A girl named Nazia
By Anis ShakurSunday – December 15, 2019
Amidst the sobs and tears, almost everyone had one thing in mind, i.e., “Almighty God” had showered Nazia with all the bounties, except length of age.
Born in a well to do, enlightened family in 1965, she had shown an aptitude for music from her earlier days.
As a young child, she frequently appeared in Pakistani television's music program for children, called “Sung Sung". Sohail Rana was the lead person of that show.
Her father Baseer and her mother Muneeza took great interest in the upbringing and education of Nazia and her younger brother, Zohaib.
Both of these gifted kids were admitted to school in London, where they received education as well as lessons in music.
In 1978, in England, thirteen-year-old Nazia recorded a song "Aap jaisa koi meri zindigi mein Aaye, to baath bun jaaye" (the film: Qurbani, music: Biddu, lyrics: Indeevar, pictured on Zeenat Aman).
“Aap jaisa koi” is perhaps one of the greatest achievements of Nazia. Hence, a milestone in her music career.
In 1979, both Nazia and Zohaib came out with their first music album “Disco Deewanay,” which happened to be a remarkable collection of pop songs.
She became the heartthrob of teenagers with songs like:
Komal, boom boom, Dum dum, dee dee, Aaona pyar karain.
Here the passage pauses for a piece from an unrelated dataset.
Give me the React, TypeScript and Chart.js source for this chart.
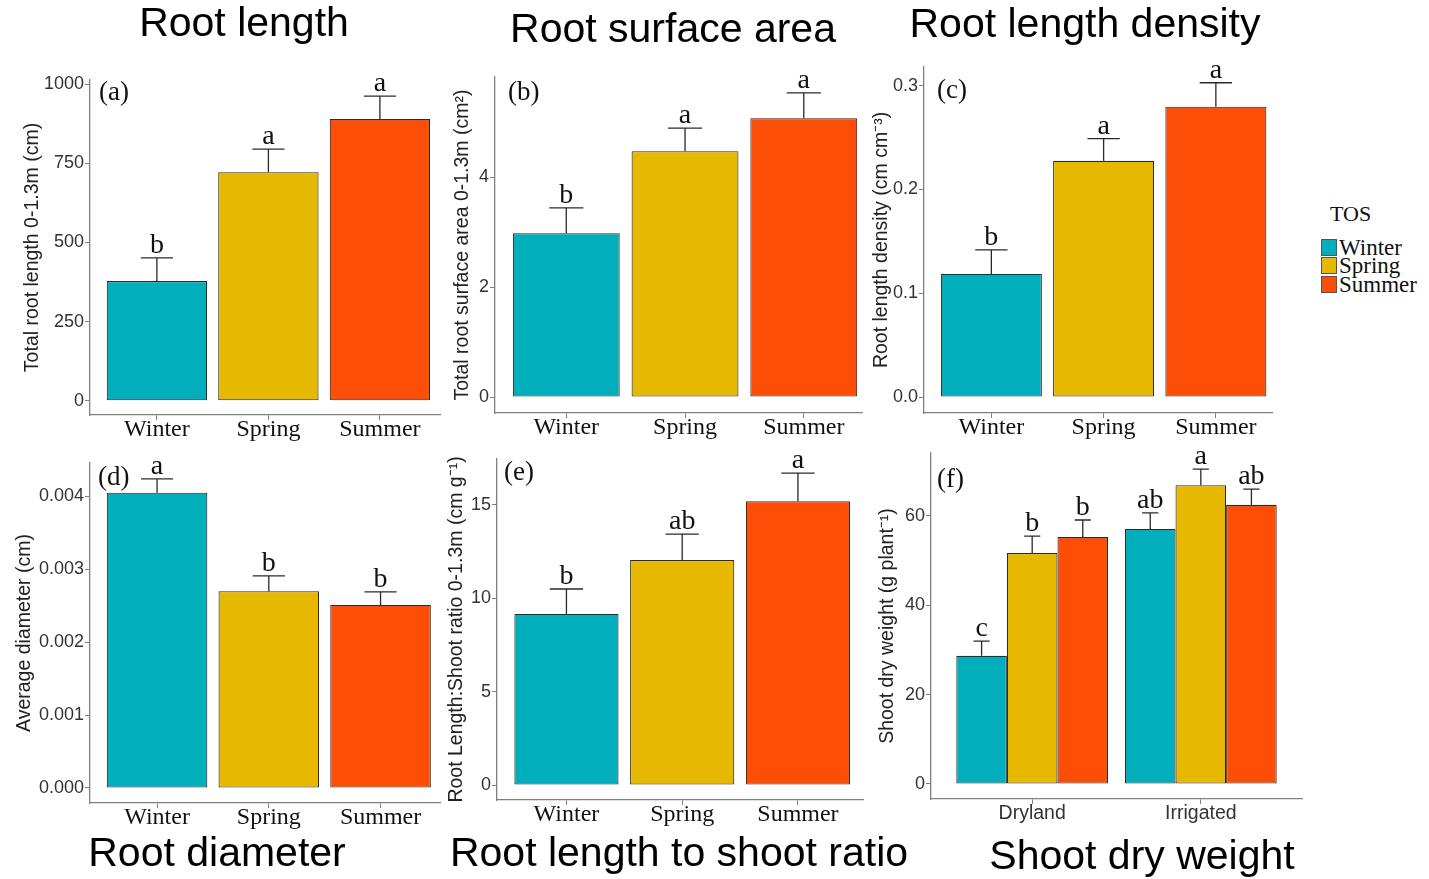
import React, { useEffect, useRef } from 'react';
import { Chart, registerables } from 'chart.js';

Chart.register(...registerables);

// ---------- data ----------
const SEASONS = ['Winter', 'Spring', 'Summer'];
const SEASON_COLORS = ['#00AFBB', '#E7B800', '#FC4E07'];
const WATER_REGIMES = ['Dryland', 'Irrigated'];

const ROOT_LENGTH = [378, 722, 890];
const ROOT_LENGTH_SE = [73, 73, 72];
const ROOT_LENGTH_LETTERS = ['b', 'a', 'a'];
const ROOT_LENGTH_TICKS = [0, 250, 500, 750, 1000];
const ROOT_LENGTH_TICK_LABELS = ['0', '250', '500', '750', '1000'];

const ROOT_AREA = [2.98, 4.47, 5.07];
const ROOT_AREA_SE = [0.46, 0.42, 0.46];
const ROOT_AREA_LETTERS = ['b', 'a', 'a'];
const ROOT_AREA_TICKS = [0, 2, 4];
const ROOT_AREA_TICK_LABELS = ['0', '2', '4'];

const RLD = [0.1186, 0.2276, 0.2797];
const RLD_SE = [0.0232, 0.0214, 0.0231];
const RLD_LETTERS = ['b', 'a', 'a'];
const RLD_TICKS = [0, 0.1, 0.2, 0.3];
const RLD_TICK_LABELS = ['0.0', '0.1', '0.2', '0.3'];

const DIAMETER = [0.00405, 0.0027, 0.00251];
const DIAMETER_SE = [0.00019, 0.00021, 0.00018];
const DIAMETER_LETTERS = ['a', 'b', 'b'];
const DIAMETER_TICKS = [0, 0.001, 0.002, 0.003, 0.004];
const DIAMETER_TICK_LABELS = ['0.000', '0.001', '0.002', '0.003', '0.004'];

const RATIO = [9.16, 12.05, 15.2];
const RATIO_SE = [1.34, 1.39, 1.5];
const RATIO_LETTERS = ['b', 'ab', 'a'];
const RATIO_TICKS = [0, 5, 10, 15];
const RATIO_TICK_LABELS = ['0', '5', '10', '15'];

// shoot dry weight, per season across [Dryland, Irrigated]
const SDW_WINTER = [28.7, 57.1];
const SDW_SPRING = [51.7, 66.9];
const SDW_SUMMER = [55.3, 62.5];
const SDW_WINTER_SE = [3.3, 3.6];
const SDW_SPRING_SE = [3.8, 3.6];
const SDW_SUMMER_SE = [3.8, 3.5];
const SDW_WINTER_LETTERS = ['c', 'ab'];
const SDW_SPRING_LETTERS = ['b', 'a'];
const SDW_SUMMER_LETTERS = ['b', 'ab'];
const SDW_TICKS = [0, 20, 40, 60];
const SDW_TICK_LABELS = ['0', '20', '40', '60'];

const TITLES = [
  { text: 'Root length', cx: 244, baseline: 37 },
  { text: 'Root surface area', cx: 673, baseline: 43 },
  { text: 'Root length density', cx: 1085, baseline: 38 },
  { text: 'Root diameter', cx: 217, baseline: 867 },
  { text: 'Root length to shoot ratio', cx: 679, baseline: 867 },
  { text: 'Shoot dry weight', cx: 1142, baseline: 870 },
];

// ---------- styles ----------
const SANS = '"Liberation Sans", Arial, sans-serif';
const SERIF = '"Liberation Serif", "Times New Roman", serif';
const AXIS_COLOR = '#808080';
const BAR_BORDER = '#2a2a2a';

type Series = { values: number[]; se: number[]; letters: string[]; colors: string | string[] };
type Panel = {
  box: { left: number; top: number; width: number; height: number };
  area: { left: number; top: number; right: number; bottom: number };
  xMin: number; xMax: number; xPos: number[]; xLabels: string[]; xSerif: boolean;
  yMin: number; yMax: number; yTicks: number[]; yTickLabels: string[];
  yTitle: string; yTitlePad: number;
  label: string; labelDx: number; labelDy: number;
  series: Series[];
};

const CAT_POS = [1, 2, 3];
const GROUP_POS = [1, 2];

const PANELS: Panel[] = [
  {
    box: { left: 0, top: 40, width: 445, height: 410 },
    area: { left: 90, top: 80, right: 440, bottom: 415 },
    xMin: 0.4, xMax: 3.539, xPos: CAT_POS, xLabels: SEASONS, xSerif: true,
    yMin: -45, yMax: 1013, yTicks: ROOT_LENGTH_TICKS, yTickLabels: ROOT_LENGTH_TICK_LABELS,
    yTitle: 'Total root length 0-1.3m (cm)', yTitlePad: 20.6,
    label: '(a)', labelDx: 9, labelDy: 20,
    series: [{ values: ROOT_LENGTH, se: ROOT_LENGTH_SE, letters: ROOT_LENGTH_LETTERS, colors: SEASON_COLORS }],
  },
  {
    box: { left: 445, top: 40, width: 425, height: 410 },
    area: { left: 495, top: 77, right: 862, bottom: 413 },
    xMin: 0.4, xMax: 3.49, xPos: CAT_POS, xLabels: SEASONS, xSerif: true,
    yMin: -0.29, yMax: 5.82, yTicks: ROOT_AREA_TICKS, yTickLabels: ROOT_AREA_TICK_LABELS,
    yTitle: 'Total root surface area 0-1.3m (cm\u00B2)', yTitlePad: 5.6,
    label: '(b)', labelDx: 13, labelDy: 23,
    series: [{ values: ROOT_AREA, se: ROOT_AREA_SE, letters: ROOT_AREA_LETTERS, colors: SEASON_COLORS }],
  },
  {
    box: { left: 870, top: 40, width: 420, height: 410 },
    area: { left: 924, top: 67, right: 1272, bottom: 413 },
    xMin: 0.4, xMax: 3.5, xPos: CAT_POS, xLabels: SEASONS, xSerif: true,
    yMin: -0.0154, yMax: 0.318, yTicks: RLD_TICKS, yTickLabels: RLD_TICK_LABELS,
    yTitle: 'Root length density (cm cm\u207B\u00B3)', yTitlePad: 0,
    label: '(c)', labelDx: 13, labelDy: 31,
    series: [{ values: RLD, se: RLD_SE, letters: RLD_LETTERS, colors: SEASON_COLORS }],
  },
  {
    box: { left: 0, top: 430, width: 445, height: 415 },
    area: { left: 90, top: 463, right: 440, bottom: 803 },
    xMin: 0.4, xMax: 3.532, xPos: CAT_POS, xLabels: SEASONS, xSerif: true,
    yMin: -0.000206, yMax: 0.004458, yTicks: DIAMETER_TICKS, yTickLabels: DIAMETER_TICK_LABELS,
    yTitle: 'Average diameter (cm)', yTitlePad: 12.6,
    label: '(d)', labelDx: 8, labelDy: 22,
    series: [{ values: DIAMETER, se: DIAMETER_SE, letters: DIAMETER_LETTERS, colors: SEASON_COLORS }],
  },
  {
    box: { left: 445, top: 430, width: 425, height: 415 },
    area: { left: 497, top: 459, right: 863, bottom: 800 },
    xMin: 0.4, xMax: 3.562, xPos: CAT_POS, xLabels: SEASONS, xSerif: true,
    yMin: -0.8, yMax: 17.46, yTicks: RATIO_TICKS, yTickLabels: RATIO_TICK_LABELS,
    yTitle: 'Root Length:Shoot ratio 0-1.3m (cm g\u207B\u00B9)', yTitlePad: 0,
    label: '(e)', labelDx: 7, labelDy: 21,
    series: [{ values: RATIO, se: RATIO_SE, letters: RATIO_LETTERS, colors: SEASON_COLORS }],
  },
  {
    box: { left: 870, top: 430, width: 440, height: 415 },
    area: { left: 931, top: 453, right: 1302, bottom: 799 },
    xMin: 0.4, xMax: 2.6, xPos: GROUP_POS, xLabels: WATER_REGIMES, xSerif: false,
    yMin: -3.36, yMax: 74.1, yTicks: SDW_TICKS, yTickLabels: SDW_TICK_LABELS,
    yTitle: 'Shoot dry weight (g plant\u207B\u00B9)', yTitlePad: 5.6,
    label: '(f)', labelDx: 6, labelDy: 34,
    series: [
      { values: SDW_WINTER, se: SDW_WINTER_SE, letters: SDW_WINTER_LETTERS, colors: SEASON_COLORS[0] },
      { values: SDW_SPRING, se: SDW_SPRING_SE, letters: SDW_SPRING_LETTERS, colors: SEASON_COLORS[1] },
      { values: SDW_SUMMER, se: SDW_SUMMER_SE, letters: SDW_SUMMER_LETTERS, colors: SEASON_COLORS[2] },
    ],
  },
];

const errorBarPlugin = {
  id: 'errbars',
  afterDatasetsDraw(chart: any, _args: any, opts: any) {
    const ctx = chart.ctx as CanvasRenderingContext2D;
    const yScale = chart.scales.y;
    chart.data.datasets.forEach((ds: any, di: number) => {
      const meta = chart.getDatasetMeta(di);
      meta.data.forEach((bar: any, i: number) => {
        const v = ds.data[i].y;
        const yTop = yScale.getPixelForValue(v + ds.se[i]);
        const half = (bar.width * 0.32) / 2;
        ctx.save();
        ctx.strokeStyle = '#2a2a2a';
        ctx.lineWidth = 1.3;
        ctx.beginPath();
        ctx.moveTo(bar.x, bar.y);
        ctx.lineTo(bar.x, yTop);
        ctx.moveTo(bar.x - half, yTop);
        ctx.lineTo(bar.x + half, yTop);
        ctx.stroke();
        ctx.fillStyle = '#111';
        ctx.font = `28px ${SERIF}`;
        ctx.textAlign = 'center';
        ctx.textBaseline = 'alphabetic';
        ctx.fillText(ds.letters[i], bar.x, yTop - 5);
        ctx.restore();
      });
    });
    const area = chart.chartArea;
    ctx.save();
    ctx.fillStyle = '#111';
    ctx.font = `27px ${SERIF}`;
    ctx.textAlign = 'left';
    ctx.textBaseline = 'alphabetic';
    ctx.fillText(opts.label, area.left + opts.dx, area.top + opts.dy);
    ctx.restore();
  },
};

function buildConfig(p: Panel): any {
  const { box, area } = p;
  const yW = area.left - box.left;
  const xH = box.top + box.height - area.bottom;
  return {
    type: 'bar',
    data: {
      datasets: p.series.map((s) => ({
        data: s.values.map((v, i) => ({ x: p.xPos[i], y: v })),
        se: s.se,
        letters: s.letters,
        backgroundColor: s.colors,
        borderColor: BAR_BORDER,
        borderWidth: 1.1,
        borderSkipped: false,
        categoryPercentage: 0.9,
        barPercentage: 1,
      })),
    },
    options: {
      animation: false,
      responsive: false,
      devicePixelRatio: 1,
      layout: {
        padding: { left: 0, top: area.top - box.top, right: box.left + box.width - area.right, bottom: 0 },
      },
      plugins: {
        legend: { display: false },
        tooltip: { enabled: false },
        errbars: { label: p.label, dx: p.labelDx, dy: p.labelDy },
      },
      scales: {
        x: {
          type: 'linear',
          min: p.xMin,
          max: p.xMax,
          offset: false,
          afterBuildTicks: (s: any) => {
            s.ticks = p.xPos.map((v) => ({ value: v }));
          },
          afterFit: (s: any) => {
            s.height = xH;
          },
          ticks: {
            autoSkip: false,
            maxRotation: 0,
            minRotation: 0,
            padding: p.xSerif ? -5 : -2,
            color: p.xSerif ? '#111' : '#333',
            font: p.xSerif ? { family: SERIF, size: 24 } : { family: SANS, size: 19.5 },
            callback: (_v: any, i: number) => p.xLabels[i],
          },
          grid: { display: true, drawOnChartArea: false, drawTicks: true, tickLength: 5, color: AXIS_COLOR, offset: false },
          border: { display: true, color: AXIS_COLOR, width: 1.3 },
        },
        y: {
          type: 'linear',
          min: p.yMin,
          max: p.yMax,
          afterBuildTicks: (s: any) => {
            s.ticks = p.yTicks.map((v) => ({ value: v }));
          },
          afterFit: (s: any) => {
            s.width = yW;
          },
          ticks: {
            padding: 1,
            color: '#333',
            font: { family: SANS, size: 18 },
            callback: (_v: any, i: number) => p.yTickLabels[i],
          },
          grid: { display: true, drawOnChartArea: false, drawTicks: true, tickLength: 5, color: AXIS_COLOR },
          border: { display: true, color: AXIS_COLOR, width: 1.3 },
          title: {
            display: true,
            text: p.yTitle,
            color: '#222',
            font: { family: SANS, size: 19.5 },
            padding: { top: p.yTitlePad, bottom: 0 },
          },
        },
      },
    },
    plugins: [errorBarPlugin],
  };
}

function PanelChart({ p }: { p: Panel }) {
  const ref = useRef<HTMLCanvasElement>(null);
  useEffect(() => {
    const chart = new Chart(ref.current as HTMLCanvasElement, buildConfig(p));
    return () => chart.destroy();
  }, [p]);
  return (
    <canvas
      ref={ref}
      width={p.box.width}
      height={p.box.height}
      style={{ position: 'absolute', left: p.box.left, top: p.box.top, width: p.box.width, height: p.box.height }}
    />
  );
}

export default function App() {
  const titleSize = 41;
  return (
    <div style={{ position: 'absolute', left: 0, top: 0, width: 1429, height: 879, background: '#fff', overflow: 'hidden' }}>
      {PANELS.map((p, i) => (
        <PanelChart key={i} p={p} />
      ))}
      {TITLES.map((t, i) => (
        <div
          key={'t' + i}
          style={{
            position: 'absolute',
            left: t.cx,
            top: t.baseline - titleSize * 0.8465,
            transform: 'translateX(-50%)',
            whiteSpace: 'nowrap',
            fontFamily: SANS,
            fontSize: titleSize,
            lineHeight: `${titleSize}px`,
            color: '#000',
          }}
        >
          {t.text}
        </div>
      ))}
      <div
        style={{
          position: 'absolute',
          left: 1330,
          top: 221 - 18.4,
          fontFamily: SERIF,
          fontSize: 22,
          lineHeight: '22px',
          color: '#111',
          whiteSpace: 'nowrap',
        }}
      >
        TOS
      </div>
      {SEASONS.map((s, i) => (
        <React.Fragment key={'l' + i}>
          <div
            style={{
              position: 'absolute',
              left: 1321,
              top: 238.5 + i * 18.5,
              width: 16,
              height: 17,
              background: SEASON_COLORS[i],
              border: '1px solid #555',
              boxSizing: 'border-box',
            }}
          />
          <div
            style={{
              position: 'absolute',
              left: 1339,
              top: 238.5 + i * 18.5,
              fontFamily: SERIF,
              fontSize: 23,
              lineHeight: '18.5px',
              color: '#111',
              whiteSpace: 'nowrap',
            }}
          >
            {s}
          </div>
        </React.Fragment>
      ))}
    </div>
  );
}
Nazia was married to an entrepreneur, Ishtiaq Baig, in 1995, with whom she had a son, Areez, in 1997.She had been battling against cancer since 1996 and eventually succumbed to it on Sunday morning. She was only 35 years old.
An admirer of Nazia had confided in me the other day: “How could this happen to such a decent girl, with a sweet voice, who had brought happiness to the lives of millions of music lovers around the world. Oh God, why Nazia?”
“Nazia had, indeed, walked all the steps, that had been ordained for her by an authority, which is greater than any human agency,” I answered calmly.